◆ Exercise goal:
Copy each line in which the string "that" occurs.

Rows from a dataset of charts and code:
++++++++++

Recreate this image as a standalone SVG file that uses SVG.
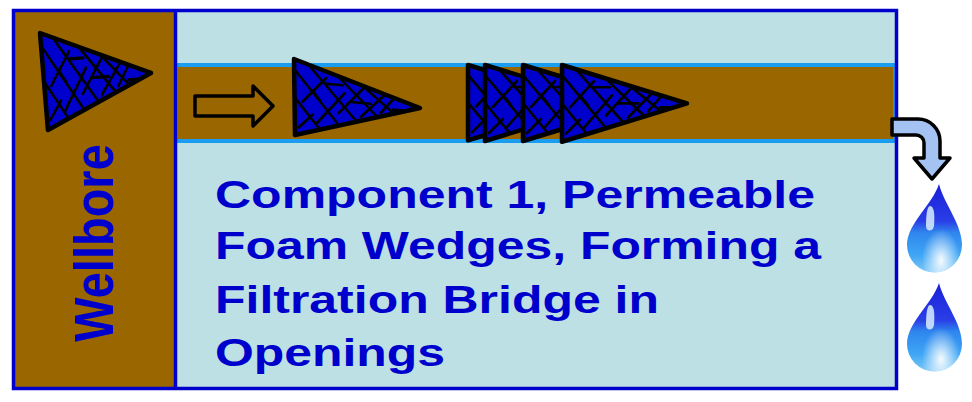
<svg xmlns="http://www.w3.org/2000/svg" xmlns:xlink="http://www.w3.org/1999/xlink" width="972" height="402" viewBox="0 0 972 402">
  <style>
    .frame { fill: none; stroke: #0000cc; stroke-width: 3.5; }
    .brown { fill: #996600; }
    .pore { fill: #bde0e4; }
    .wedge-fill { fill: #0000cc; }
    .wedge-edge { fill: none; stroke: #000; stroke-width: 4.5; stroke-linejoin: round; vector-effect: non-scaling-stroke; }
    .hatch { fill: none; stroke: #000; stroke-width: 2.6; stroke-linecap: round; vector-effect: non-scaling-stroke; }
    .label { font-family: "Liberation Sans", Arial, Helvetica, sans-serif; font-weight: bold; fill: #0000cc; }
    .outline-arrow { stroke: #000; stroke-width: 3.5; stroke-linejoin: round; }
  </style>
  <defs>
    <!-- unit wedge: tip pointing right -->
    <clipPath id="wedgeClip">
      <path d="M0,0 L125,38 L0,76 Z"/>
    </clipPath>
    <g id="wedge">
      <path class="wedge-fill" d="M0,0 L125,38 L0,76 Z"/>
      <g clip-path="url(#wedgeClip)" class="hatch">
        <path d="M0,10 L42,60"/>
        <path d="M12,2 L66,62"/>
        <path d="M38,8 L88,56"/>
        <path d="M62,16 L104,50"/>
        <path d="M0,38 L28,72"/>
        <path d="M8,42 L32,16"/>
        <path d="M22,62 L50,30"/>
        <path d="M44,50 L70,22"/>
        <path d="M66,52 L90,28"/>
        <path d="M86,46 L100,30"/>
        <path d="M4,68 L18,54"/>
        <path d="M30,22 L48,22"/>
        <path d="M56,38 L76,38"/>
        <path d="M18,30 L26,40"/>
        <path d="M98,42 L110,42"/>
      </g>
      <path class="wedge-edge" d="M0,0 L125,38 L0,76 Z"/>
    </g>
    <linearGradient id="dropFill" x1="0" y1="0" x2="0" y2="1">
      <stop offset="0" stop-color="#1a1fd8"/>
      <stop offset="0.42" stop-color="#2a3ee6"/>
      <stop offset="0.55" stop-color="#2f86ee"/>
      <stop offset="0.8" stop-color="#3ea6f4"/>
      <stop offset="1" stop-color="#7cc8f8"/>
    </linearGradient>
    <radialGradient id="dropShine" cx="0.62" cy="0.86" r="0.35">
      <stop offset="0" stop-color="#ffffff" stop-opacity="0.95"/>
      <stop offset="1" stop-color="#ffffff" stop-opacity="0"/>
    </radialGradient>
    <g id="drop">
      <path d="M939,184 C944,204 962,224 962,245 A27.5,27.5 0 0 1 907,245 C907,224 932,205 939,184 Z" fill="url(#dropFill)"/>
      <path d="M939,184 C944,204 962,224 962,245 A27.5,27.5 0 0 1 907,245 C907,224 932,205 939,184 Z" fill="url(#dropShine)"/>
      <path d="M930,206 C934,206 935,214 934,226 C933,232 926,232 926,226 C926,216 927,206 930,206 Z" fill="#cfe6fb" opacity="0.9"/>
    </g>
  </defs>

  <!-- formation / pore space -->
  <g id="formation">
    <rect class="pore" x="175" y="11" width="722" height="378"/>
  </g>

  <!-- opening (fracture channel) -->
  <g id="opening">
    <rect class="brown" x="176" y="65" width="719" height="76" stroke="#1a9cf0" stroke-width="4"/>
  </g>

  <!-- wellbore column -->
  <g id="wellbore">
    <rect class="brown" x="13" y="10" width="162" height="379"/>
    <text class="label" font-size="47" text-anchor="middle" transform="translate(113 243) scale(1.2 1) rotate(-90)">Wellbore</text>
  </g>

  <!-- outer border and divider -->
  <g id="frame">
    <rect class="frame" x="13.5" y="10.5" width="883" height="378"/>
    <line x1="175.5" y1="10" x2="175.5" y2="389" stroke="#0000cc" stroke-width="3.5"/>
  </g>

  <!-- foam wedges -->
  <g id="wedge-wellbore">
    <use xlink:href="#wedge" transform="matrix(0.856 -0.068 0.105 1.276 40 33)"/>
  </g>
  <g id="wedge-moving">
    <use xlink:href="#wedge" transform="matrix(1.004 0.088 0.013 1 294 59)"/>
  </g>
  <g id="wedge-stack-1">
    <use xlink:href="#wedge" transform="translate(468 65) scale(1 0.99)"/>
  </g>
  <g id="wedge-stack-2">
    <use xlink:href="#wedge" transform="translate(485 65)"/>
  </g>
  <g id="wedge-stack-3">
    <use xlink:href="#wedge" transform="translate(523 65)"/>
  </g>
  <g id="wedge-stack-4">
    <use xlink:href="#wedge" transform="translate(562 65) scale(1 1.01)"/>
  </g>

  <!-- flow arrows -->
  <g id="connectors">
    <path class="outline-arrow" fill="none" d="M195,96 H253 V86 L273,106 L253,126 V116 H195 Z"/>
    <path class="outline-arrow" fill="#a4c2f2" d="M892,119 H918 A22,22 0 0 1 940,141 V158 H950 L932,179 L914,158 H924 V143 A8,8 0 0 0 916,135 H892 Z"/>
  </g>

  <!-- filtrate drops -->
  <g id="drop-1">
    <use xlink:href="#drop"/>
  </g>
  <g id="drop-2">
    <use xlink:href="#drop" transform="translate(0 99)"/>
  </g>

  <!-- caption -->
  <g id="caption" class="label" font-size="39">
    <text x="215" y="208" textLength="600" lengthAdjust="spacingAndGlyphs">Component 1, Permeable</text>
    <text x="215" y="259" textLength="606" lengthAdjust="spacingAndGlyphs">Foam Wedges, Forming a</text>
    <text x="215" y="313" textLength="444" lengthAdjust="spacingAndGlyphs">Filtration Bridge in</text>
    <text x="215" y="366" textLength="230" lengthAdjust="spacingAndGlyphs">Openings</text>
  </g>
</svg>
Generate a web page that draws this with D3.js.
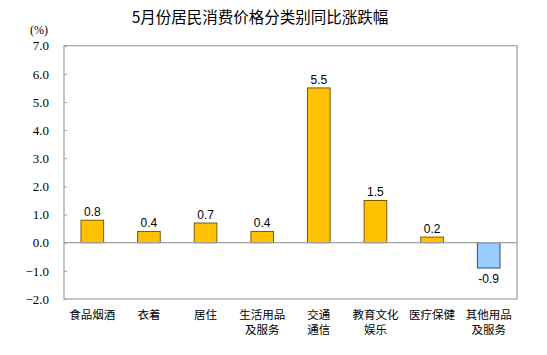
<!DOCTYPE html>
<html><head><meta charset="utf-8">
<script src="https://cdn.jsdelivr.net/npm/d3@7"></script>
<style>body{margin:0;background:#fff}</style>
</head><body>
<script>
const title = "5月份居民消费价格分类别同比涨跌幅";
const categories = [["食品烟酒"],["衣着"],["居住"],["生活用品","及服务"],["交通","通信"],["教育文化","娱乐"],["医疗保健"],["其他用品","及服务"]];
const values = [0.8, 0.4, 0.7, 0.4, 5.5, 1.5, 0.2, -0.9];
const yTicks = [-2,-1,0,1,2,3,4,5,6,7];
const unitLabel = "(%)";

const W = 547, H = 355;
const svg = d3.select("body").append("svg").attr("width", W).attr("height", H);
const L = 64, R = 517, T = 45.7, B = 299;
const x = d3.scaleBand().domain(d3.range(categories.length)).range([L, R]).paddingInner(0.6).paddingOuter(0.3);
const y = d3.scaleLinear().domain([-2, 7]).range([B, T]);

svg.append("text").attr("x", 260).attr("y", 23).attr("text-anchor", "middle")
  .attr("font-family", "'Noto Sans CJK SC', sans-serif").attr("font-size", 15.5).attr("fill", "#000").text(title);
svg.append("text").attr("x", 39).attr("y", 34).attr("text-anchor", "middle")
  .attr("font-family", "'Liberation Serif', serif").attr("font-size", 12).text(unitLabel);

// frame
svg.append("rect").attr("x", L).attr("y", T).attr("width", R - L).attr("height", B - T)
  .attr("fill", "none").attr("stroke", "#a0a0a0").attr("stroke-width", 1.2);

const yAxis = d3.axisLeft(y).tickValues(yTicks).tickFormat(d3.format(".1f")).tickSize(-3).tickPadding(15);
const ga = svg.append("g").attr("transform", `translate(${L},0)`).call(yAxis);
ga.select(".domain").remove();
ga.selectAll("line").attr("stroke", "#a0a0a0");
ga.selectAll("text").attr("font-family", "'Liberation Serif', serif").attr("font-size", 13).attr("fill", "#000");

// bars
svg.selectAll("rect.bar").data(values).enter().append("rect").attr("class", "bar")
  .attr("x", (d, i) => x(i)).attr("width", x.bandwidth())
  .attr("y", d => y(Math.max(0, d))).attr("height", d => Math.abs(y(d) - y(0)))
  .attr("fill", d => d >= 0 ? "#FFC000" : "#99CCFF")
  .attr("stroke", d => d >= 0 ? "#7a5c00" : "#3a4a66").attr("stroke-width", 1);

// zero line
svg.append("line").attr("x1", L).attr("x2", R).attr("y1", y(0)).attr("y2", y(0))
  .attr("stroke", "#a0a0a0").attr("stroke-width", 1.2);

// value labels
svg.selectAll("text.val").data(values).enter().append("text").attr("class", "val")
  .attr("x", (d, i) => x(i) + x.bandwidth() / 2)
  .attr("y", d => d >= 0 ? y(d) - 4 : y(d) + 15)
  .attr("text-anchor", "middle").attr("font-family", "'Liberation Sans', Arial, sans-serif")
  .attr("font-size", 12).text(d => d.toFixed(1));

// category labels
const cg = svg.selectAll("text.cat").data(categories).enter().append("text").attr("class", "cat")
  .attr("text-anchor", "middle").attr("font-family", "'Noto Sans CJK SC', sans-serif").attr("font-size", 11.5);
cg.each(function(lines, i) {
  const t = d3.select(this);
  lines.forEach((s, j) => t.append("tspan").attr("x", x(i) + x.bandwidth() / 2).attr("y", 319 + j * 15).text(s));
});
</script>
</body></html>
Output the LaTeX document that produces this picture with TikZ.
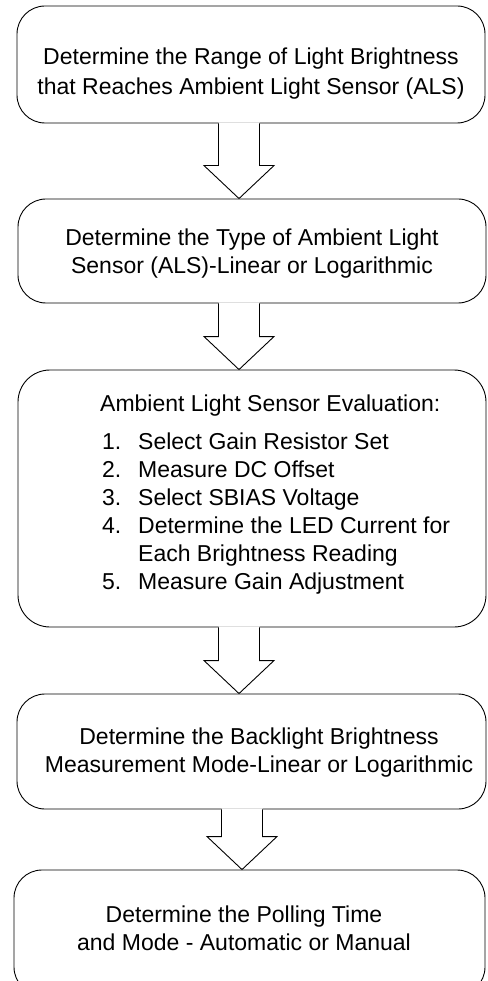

++++++++++

◆ The result:
Recreate this image as a standalone SVG file that uses SVG.
Generate a web page that draws this with D3.js.
Output the LaTeX document that produces this picture with TikZ.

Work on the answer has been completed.